Por Juan Antonio Cebrián
La crónica sobre la guerra de las Galias (Comentarios) escrita por Julio César constituye una de las narraciones más asombrosas y esclarecedoras sobre el acontecer de la república romana en el mundo antiguo. En dicho texto nos enfrentamos a ocho años de épica por los territorios occidentales de Europa en los que descollaron toda suerte de personajes, como el príncipe galo Vercingetórix, quien ofreció en su resistencia final ante las legiones romanas todo un canto de cisne para los celtas en esta contienda. Nació entre 82 y 72 a. C., aunque esta última fecha parece la más fiable según los investigadores históricos. Era hijo de Celtillos, un respetado rey de los arvernos, tribu belicosa del pueblo galo que se enseñoreaba de buena parte de la Auvernia (región inscrita en el centro geográfico de Francia).
Siguiendo la costumbre, el príncipe fue entregado a una familia adoptiva de la aristocracia local para su educación como heredero al trono de su progenitor. Y, en ese sentido, recibió magníficas enseñanzas acerca de la guerra, el manejo de los caballos, la dirección de hombres e incluso sobre los secretos que guardaban los respetables druidas. En 60 a. C., regresó al seno de su clan para ejercer labores de mando junto a su padre, quien, por entonces, preparaba diversas campañas bélicas en la zona.
Pocos meses más tarde, las legiones romanas de Julio César irrumpieron en las Galias, provocando una marea de sangre y fuego. Algunas tribus celtas pactaron con los invasores, entre ellas la del propio Celtillos, ante la disconformidad de una numerosa facción que pretendía plantear resistencia a ultranza ante los romanos.
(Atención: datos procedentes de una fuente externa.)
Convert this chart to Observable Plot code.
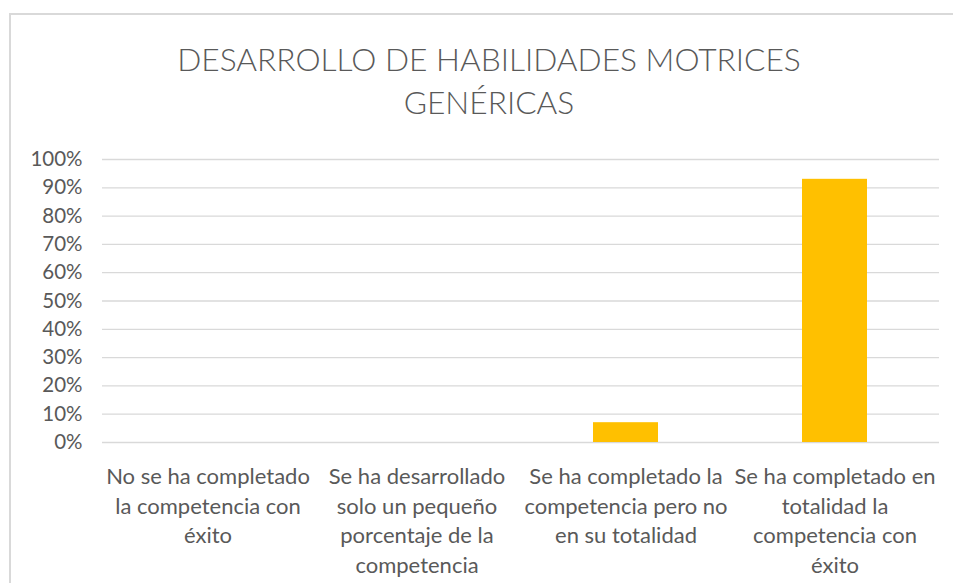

Tras la fase inicial de este conflicto, César regresó a Roma para resolver algunas cuestiones internas y, en 54 a. C., pudo reanudar en las Galias la mayor gesta de su vida. En esta ocasión, los aliados le plantaron cara, en una guerra devastadora que sembró de cadáveres ciudades, pueblos y campos por toda la Galia. En 52 a. C., la rebelión de los carnutos —pobladores de Genabrum (actual Orleans)— incitó al resto de las tribus galas a secundar una revuelta contra los romanos.
Por entonces, Vercingetórix había sucedido a su padre tras el fallecimiento de éste y gozaba de suficiente prestigio entre los suyos como para ser elegido comandante en jefe de una confederación de tribus galas, entre las que se encontraban los aulercios, audecaros, turones, parisienses, senones, rutenos, arvernos... En todo caso, miles de enardecidos guerreros muy superiores en número a su enemigo, pero con ciertas dificultades en los capítulos de organización, disciplina y armamento. Inconvenientes que no obstaculizaron el arranque de esta nueva etapa en la guerra más sangrienta de la Antigüedad.
Vercingetórix, conocedor de sus limitaciones, adoptó la estrategia de tierra quemada, en el intento de matar de hambre a sus oponentes. Durante semanas los galos arrasaron cosechas y aldeas que pudieran proveer de suministros a las legiones romanas. Pero estos esfuerzos resultaron inútiles y los bien entrenados soldados de César fueron consiguiendo victoria tras victoria hasta someter al ejército del líder rebelde a una presión definitiva que le llevó a buscar refugio en la ciudad sagrada de Alesia, donde más de 80.000 galos fueron cercados por ?0 legiones romanas.
El anhelo de Vercingetórix pasaba por recibir la ayuda de 250.000 celtas que se encontraban cerca de la plaza. Sin embargo, el talento de Julio César brilló como nunca lo había hecho y ordenó levantar 42 kilómetros de defensas en dos perímetros que rodeaban la ciudad y a la vez servían de parapeto ante el inminente ataque externo. En septiembre de 51 a. C., se libró la gran batalla. Durante días, centurias y cohortes se batieron con absoluta determinación ante las constantes oleadas de los orgullosos combatientes celtas. Se produjo una mortandad terrible en ambos bandos, aunque finalmente el triunfo se decantó por las armas romanas. El galo, viendo perdida su causa, se rindió sin condiciones.
Era la triste rúbrica a ocho años de conflicto, en los que sucumbieron un millón de galos, otro millón fue esclavizado y el resto de las tribus celtas quedó sometido al yugo de Roma. El propio Vercingetórix fue trasladado a la ciudad eterna cubierto de cadenas y a merced de sus captores.
En 46 a. C., tras cinco años de humillante cautiverio, el jefe galo fue ejecutado por estrangulamiento como ejemplo para todos aquéllos que en el futuro quisieran levantarse en contra de los nuevos amos de la situación. Por su parte, Julio César no sobreviviría mucho más, siendo asesinado dos años más tarde por una conjura de desafectos, aunque ello no impidió que se culminase su sueño imperial en la figura de su sobrino nieto y sucesor Octavio Augusto.